The most unlikely businesses showing up on LinkedIn

LinkedIn is still widely associated with professional services, corporate leadership and recruitment. Yet some of the most consistent and effective content on the platform is now coming from businesses you wouldn’t expect to see there at all.

  • Waste management companies.

  • Funeral homes.

  • Quarries.

  • Freight and logistics operators.

  • Family‑owned farms and regional manufacturers.

These are not businesses traditionally associated with “content”, yet many are posting regularly and building meaningful visibility on LinkedIn. The reason isn’t marketing experimentation - it’s commercial sense.

In most of these industries, work is won through trust, reputation and long‑term relationships. LinkedIn gives these businesses a way to demonstrate all three without overt selling.

Waste and recycling operators, for example, often post about safety standards, equipment investment, compliance changes or operational improvements. For councils, developers and commercial clients, this reinforces reliability and scale - critical factors when contracts are reviewed or renewed.

Funeral homes and end‑of‑life service providers are another unexpected example. Their LinkedIn presence is typically understated and respectful, focusing on staff experience, professional standards and community involvement. The aim isn’t lead generation - it’s reassurance. For referral partners and institutions, familiarity is built long before services are required.

Logistics and freight businesses are also increasingly active. Their content highlights fleet upgrades, regional reach, driver experience and lessons from supply chain disruption. In industries where delays are costly, LinkedIn becomes a way to signal operational maturity and preparedness.
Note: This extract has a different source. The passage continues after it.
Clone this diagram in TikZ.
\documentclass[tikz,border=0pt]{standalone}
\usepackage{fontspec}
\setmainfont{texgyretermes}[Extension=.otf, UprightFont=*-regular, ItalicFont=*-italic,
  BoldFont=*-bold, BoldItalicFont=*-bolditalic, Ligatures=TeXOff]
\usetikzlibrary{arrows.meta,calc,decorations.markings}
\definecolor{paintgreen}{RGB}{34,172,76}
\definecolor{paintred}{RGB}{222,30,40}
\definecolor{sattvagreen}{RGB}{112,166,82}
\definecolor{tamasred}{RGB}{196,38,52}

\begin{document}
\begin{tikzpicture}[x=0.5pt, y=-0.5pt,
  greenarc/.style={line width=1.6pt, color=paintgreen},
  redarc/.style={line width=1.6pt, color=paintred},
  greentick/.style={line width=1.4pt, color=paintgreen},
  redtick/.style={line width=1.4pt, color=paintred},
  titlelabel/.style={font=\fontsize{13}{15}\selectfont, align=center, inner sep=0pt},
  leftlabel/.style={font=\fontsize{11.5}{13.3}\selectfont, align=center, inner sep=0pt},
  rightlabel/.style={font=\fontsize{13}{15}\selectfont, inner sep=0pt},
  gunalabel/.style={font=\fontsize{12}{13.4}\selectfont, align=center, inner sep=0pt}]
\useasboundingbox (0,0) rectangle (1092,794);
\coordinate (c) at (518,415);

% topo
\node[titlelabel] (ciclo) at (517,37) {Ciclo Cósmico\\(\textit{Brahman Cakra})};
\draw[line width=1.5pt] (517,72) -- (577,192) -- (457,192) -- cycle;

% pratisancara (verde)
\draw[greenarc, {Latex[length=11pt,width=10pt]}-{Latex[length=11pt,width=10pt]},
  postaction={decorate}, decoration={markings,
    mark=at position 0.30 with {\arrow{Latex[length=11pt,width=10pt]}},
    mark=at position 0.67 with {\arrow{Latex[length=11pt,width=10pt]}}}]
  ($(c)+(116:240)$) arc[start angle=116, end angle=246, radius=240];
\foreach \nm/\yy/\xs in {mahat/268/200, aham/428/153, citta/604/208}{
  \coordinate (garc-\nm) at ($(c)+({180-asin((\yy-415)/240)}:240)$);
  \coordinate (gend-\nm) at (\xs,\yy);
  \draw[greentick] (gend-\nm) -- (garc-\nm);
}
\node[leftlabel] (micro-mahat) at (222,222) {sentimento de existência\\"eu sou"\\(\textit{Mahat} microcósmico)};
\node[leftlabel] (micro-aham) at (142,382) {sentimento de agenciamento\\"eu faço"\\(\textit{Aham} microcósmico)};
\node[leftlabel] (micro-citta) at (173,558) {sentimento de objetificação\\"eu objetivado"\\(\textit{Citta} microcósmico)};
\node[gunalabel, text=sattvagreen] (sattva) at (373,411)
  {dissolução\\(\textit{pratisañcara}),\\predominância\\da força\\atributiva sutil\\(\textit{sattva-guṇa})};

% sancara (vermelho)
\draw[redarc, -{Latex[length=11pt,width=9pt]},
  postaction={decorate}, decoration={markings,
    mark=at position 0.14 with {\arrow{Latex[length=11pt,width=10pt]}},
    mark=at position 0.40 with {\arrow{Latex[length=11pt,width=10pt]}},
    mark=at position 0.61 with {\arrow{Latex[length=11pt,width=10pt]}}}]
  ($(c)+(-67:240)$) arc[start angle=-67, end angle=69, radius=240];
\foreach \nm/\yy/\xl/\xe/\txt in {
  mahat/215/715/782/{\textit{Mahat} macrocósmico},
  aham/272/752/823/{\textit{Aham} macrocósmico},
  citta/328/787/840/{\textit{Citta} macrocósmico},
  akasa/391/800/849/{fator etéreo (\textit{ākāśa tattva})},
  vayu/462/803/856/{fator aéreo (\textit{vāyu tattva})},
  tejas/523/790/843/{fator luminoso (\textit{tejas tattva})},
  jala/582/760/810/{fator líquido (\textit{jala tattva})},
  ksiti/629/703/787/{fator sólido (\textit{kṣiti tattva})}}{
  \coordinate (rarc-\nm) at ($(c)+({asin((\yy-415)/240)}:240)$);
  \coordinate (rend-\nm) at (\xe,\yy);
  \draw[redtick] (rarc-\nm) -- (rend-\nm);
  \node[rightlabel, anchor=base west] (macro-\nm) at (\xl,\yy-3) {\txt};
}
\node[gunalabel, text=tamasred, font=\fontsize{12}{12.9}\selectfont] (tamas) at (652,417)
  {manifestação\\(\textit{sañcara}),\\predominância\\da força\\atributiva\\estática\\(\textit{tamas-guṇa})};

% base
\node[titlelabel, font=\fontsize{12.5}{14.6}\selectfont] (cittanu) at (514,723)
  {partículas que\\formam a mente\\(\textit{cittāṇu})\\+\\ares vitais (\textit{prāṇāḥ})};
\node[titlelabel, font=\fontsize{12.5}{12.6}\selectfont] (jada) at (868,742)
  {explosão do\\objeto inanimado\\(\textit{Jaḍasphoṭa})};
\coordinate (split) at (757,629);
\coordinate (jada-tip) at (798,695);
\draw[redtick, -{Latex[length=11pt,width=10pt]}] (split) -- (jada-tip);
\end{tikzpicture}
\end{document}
Even agriculture and primary production businesses are using LinkedIn effectively. Growers and processors share insights on seasonal conditions, sustainability practices and export challenges - content that resonates with distributors, financiers and industry partners who want to understand how these businesses think.

What small businesses can take away from this

For small businesses that assume LinkedIn isn’t relevant, these examples offer a clear lesson: LinkedIn works when reputation matters, regardless of industry.

You don’t need to be polished, clever or highly visible. These businesses succeed on LinkedIn because they:

  • Focus on credibility rather than promotion

  • Share practical, real‑world insight

  • Stay visible to decision‑makers, not just customers

  • Use LinkedIn to shape how their business is perceived

Importantly, their content is simple. Straightforward updates. Real photos. Honest commentary. No trends. No theatrics. No dancing.

The takeaway is straightforward. LinkedIn isn’t just for consultants and corporates. It’s become a practical platform for any business where trust, reliability and reputation influence decisions - even, and sometimes especially, the unlikely ones.